Record extracts:
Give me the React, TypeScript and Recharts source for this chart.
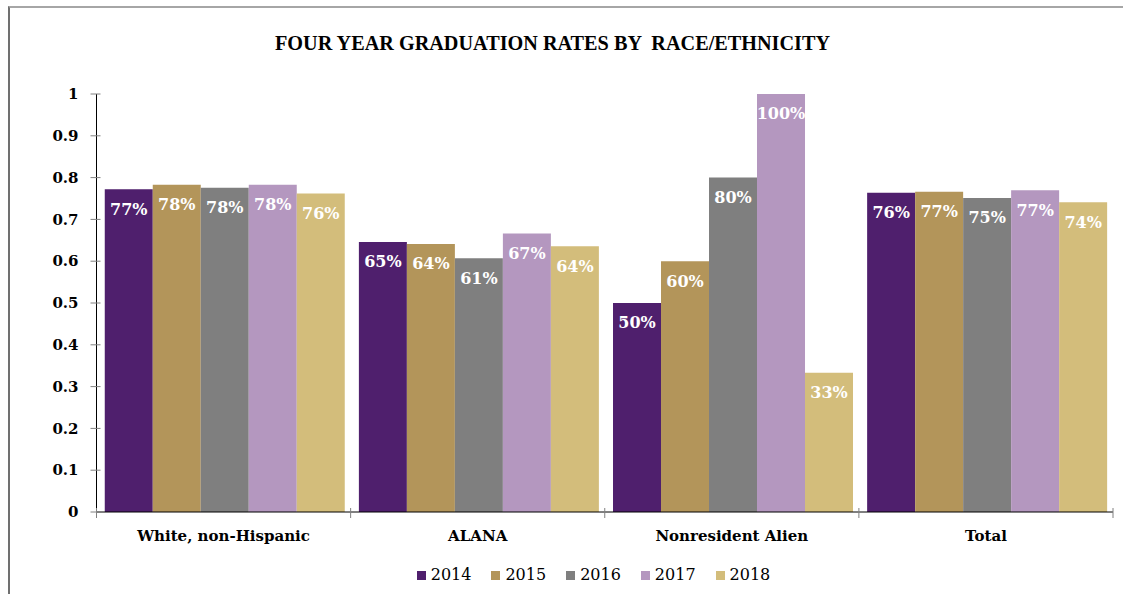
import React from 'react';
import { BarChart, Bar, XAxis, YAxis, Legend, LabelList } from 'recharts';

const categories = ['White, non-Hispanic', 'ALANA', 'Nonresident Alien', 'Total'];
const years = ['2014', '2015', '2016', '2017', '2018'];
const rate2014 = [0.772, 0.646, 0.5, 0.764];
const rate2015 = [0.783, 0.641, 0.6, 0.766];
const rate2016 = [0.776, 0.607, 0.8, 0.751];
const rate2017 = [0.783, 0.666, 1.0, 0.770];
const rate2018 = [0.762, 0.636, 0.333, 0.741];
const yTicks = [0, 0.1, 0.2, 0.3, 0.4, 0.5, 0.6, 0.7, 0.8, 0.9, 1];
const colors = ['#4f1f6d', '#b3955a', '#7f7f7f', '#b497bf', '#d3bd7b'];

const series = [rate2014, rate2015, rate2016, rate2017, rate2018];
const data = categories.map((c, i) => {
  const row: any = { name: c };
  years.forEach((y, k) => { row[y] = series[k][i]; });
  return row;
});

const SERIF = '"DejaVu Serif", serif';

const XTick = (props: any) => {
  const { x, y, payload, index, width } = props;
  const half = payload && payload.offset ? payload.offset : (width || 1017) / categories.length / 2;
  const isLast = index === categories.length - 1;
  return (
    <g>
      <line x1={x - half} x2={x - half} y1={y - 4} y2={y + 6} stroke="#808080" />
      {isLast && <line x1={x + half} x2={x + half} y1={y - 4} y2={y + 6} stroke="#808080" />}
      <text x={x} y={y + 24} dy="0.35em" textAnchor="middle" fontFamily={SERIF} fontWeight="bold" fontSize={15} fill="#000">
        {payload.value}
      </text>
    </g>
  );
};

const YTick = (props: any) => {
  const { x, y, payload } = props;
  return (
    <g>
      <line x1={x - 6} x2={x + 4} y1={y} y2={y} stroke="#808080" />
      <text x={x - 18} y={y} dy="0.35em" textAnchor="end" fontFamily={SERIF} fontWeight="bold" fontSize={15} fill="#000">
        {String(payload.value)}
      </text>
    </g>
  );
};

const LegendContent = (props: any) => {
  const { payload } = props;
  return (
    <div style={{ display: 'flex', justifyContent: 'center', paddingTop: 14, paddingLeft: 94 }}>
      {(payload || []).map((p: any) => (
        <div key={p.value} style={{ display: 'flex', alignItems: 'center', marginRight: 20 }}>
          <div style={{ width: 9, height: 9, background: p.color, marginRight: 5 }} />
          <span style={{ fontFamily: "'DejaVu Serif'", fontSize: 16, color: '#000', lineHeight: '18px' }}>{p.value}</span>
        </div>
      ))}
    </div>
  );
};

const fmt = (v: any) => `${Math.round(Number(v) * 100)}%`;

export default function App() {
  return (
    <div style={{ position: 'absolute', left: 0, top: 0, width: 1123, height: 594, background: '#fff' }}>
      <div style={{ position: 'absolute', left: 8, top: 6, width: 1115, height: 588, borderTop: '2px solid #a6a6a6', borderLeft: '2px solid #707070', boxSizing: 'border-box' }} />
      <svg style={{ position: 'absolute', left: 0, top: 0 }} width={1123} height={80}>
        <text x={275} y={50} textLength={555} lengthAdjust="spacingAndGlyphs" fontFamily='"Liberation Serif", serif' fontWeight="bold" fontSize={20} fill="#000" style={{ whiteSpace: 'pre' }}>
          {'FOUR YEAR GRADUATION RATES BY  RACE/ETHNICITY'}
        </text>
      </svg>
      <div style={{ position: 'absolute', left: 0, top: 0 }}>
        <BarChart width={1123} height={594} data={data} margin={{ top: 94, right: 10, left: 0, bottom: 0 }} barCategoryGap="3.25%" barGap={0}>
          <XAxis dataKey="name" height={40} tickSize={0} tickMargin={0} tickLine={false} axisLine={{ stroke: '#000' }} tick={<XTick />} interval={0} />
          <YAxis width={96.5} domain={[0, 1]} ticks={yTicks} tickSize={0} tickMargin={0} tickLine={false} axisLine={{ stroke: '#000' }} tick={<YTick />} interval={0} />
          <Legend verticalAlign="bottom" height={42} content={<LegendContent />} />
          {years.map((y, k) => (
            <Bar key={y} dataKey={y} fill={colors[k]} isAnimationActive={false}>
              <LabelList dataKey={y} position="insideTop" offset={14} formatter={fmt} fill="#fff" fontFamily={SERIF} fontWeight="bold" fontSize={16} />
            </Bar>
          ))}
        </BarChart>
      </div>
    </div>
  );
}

...

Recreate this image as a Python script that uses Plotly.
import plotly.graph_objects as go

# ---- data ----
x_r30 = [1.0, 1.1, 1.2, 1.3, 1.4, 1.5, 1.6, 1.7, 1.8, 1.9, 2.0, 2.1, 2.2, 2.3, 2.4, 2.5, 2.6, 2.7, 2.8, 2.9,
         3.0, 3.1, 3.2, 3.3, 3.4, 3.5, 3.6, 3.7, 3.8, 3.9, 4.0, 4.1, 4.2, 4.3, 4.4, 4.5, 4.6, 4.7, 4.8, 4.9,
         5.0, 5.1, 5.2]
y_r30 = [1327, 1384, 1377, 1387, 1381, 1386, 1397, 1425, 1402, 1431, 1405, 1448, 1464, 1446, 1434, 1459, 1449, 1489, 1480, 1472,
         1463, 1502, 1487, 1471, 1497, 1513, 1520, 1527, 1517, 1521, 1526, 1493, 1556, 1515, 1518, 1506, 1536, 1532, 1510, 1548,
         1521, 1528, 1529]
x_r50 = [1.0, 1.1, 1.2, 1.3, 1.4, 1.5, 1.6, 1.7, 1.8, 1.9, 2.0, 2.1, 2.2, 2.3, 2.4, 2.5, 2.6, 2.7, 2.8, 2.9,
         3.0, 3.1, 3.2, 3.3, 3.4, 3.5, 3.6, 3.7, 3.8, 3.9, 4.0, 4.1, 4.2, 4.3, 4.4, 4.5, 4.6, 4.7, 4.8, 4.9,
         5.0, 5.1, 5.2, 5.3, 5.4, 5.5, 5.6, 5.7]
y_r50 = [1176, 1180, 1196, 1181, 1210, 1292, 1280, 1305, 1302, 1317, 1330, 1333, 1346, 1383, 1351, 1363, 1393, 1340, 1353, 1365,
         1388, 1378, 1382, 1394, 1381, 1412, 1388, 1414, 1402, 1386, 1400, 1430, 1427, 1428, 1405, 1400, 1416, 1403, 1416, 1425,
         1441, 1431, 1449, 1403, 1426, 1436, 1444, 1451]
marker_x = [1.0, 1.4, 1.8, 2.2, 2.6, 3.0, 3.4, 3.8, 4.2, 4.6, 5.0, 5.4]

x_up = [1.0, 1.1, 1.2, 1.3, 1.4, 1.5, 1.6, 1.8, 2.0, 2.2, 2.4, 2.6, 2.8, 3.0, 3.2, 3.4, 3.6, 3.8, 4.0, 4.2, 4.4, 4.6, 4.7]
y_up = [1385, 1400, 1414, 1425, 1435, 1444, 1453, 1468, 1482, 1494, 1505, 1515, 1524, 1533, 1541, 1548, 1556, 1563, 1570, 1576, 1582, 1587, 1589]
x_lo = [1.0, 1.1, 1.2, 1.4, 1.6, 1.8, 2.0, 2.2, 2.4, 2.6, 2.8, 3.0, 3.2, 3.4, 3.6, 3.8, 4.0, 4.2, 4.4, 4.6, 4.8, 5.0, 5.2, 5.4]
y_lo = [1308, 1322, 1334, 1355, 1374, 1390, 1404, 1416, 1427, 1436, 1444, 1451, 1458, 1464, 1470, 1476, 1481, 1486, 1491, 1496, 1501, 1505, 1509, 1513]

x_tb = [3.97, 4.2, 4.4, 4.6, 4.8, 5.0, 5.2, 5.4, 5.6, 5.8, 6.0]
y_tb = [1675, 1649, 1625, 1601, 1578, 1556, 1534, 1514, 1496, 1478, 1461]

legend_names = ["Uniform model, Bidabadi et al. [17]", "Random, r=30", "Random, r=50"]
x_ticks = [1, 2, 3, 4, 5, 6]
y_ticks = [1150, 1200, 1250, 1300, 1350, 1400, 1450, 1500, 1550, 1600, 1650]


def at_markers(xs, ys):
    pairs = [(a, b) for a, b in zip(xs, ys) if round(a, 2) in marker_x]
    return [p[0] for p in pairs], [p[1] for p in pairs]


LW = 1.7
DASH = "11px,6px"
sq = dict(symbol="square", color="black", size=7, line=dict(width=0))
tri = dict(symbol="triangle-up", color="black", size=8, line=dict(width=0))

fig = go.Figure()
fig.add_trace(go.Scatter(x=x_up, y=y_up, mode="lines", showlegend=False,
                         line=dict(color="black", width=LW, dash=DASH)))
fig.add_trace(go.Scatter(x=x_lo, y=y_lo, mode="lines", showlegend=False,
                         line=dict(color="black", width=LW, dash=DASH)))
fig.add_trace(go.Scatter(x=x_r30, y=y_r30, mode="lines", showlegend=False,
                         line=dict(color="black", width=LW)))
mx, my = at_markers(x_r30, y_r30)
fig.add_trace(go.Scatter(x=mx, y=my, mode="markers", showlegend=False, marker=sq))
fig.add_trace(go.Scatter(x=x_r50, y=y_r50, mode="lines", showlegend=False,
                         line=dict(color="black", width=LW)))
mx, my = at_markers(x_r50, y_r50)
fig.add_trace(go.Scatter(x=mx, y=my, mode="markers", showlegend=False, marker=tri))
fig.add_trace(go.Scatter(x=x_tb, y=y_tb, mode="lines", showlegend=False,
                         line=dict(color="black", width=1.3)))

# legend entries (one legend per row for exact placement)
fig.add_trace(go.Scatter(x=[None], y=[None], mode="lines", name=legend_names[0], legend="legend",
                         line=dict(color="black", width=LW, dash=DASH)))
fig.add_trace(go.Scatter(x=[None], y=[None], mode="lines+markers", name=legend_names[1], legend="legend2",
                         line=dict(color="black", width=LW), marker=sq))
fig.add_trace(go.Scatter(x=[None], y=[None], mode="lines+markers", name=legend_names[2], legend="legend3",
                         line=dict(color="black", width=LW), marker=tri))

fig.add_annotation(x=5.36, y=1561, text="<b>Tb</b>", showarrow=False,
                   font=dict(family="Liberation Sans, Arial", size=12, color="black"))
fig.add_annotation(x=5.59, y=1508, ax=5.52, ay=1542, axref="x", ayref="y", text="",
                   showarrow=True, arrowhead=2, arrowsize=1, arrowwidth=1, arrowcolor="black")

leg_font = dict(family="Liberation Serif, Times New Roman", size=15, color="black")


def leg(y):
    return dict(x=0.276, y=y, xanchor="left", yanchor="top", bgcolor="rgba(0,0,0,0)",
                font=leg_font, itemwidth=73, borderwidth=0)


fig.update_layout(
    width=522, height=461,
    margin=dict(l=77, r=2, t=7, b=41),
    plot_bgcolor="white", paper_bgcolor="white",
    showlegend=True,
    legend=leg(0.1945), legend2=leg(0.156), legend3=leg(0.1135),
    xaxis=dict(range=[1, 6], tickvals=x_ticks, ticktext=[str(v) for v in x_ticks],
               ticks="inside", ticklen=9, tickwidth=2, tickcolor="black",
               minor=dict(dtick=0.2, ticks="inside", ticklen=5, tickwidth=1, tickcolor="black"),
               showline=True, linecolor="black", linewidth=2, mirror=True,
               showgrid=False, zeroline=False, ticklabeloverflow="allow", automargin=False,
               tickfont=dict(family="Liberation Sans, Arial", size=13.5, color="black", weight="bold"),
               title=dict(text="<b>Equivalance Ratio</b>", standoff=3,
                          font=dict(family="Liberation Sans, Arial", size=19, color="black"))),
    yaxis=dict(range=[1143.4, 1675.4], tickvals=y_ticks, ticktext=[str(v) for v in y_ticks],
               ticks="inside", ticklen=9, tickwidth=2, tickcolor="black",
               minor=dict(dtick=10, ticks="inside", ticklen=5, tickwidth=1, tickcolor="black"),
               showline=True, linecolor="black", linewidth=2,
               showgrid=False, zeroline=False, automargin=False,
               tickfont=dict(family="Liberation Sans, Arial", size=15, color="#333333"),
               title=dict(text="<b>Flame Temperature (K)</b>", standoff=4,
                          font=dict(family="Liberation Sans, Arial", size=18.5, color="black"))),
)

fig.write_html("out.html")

* * *

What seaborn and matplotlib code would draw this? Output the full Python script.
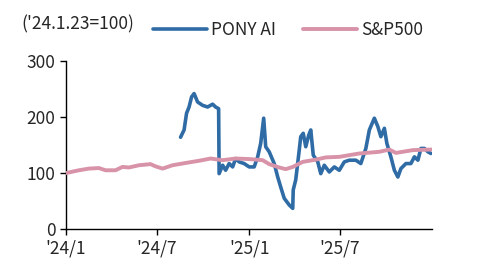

What the task requires:
Using the data above, extract exactly the lines from the one containing "Give me the" through the one containing "['#4f1f6d', '#b3955a', '#7f7f7f', '#b497bf', '#d3bd7b'];". Pictures are left out.

Output of the task:
Give me the React, TypeScript and Recharts source for this chart.
import React from 'react';
import { BarChart, Bar, XAxis, YAxis, Legend, LabelList } from 'recharts';

const categories = ['White, non-Hispanic', 'ALANA', 'Nonresident Alien', 'Total'];
const years = ['2014', '2015', '2016', '2017', '2018'];
const rate2014 = [0.772, 0.646, 0.5, 0.764];
const rate2015 = [0.783, 0.641, 0.6, 0.766];
const rate2016 = [0.776, 0.607, 0.8, 0.751];
const rate2017 = [0.783, 0.666, 1.0, 0.770];
const rate2018 = [0.762, 0.636, 0.333, 0.741];
const yTicks = [0, 0.1, 0.2, 0.3, 0.4, 0.5, 0.6, 0.7, 0.8, 0.9, 1];
const colors = ['#4f1f6d', '#b3955a', '#7f7f7f', '#b497bf', '#d3bd7b'];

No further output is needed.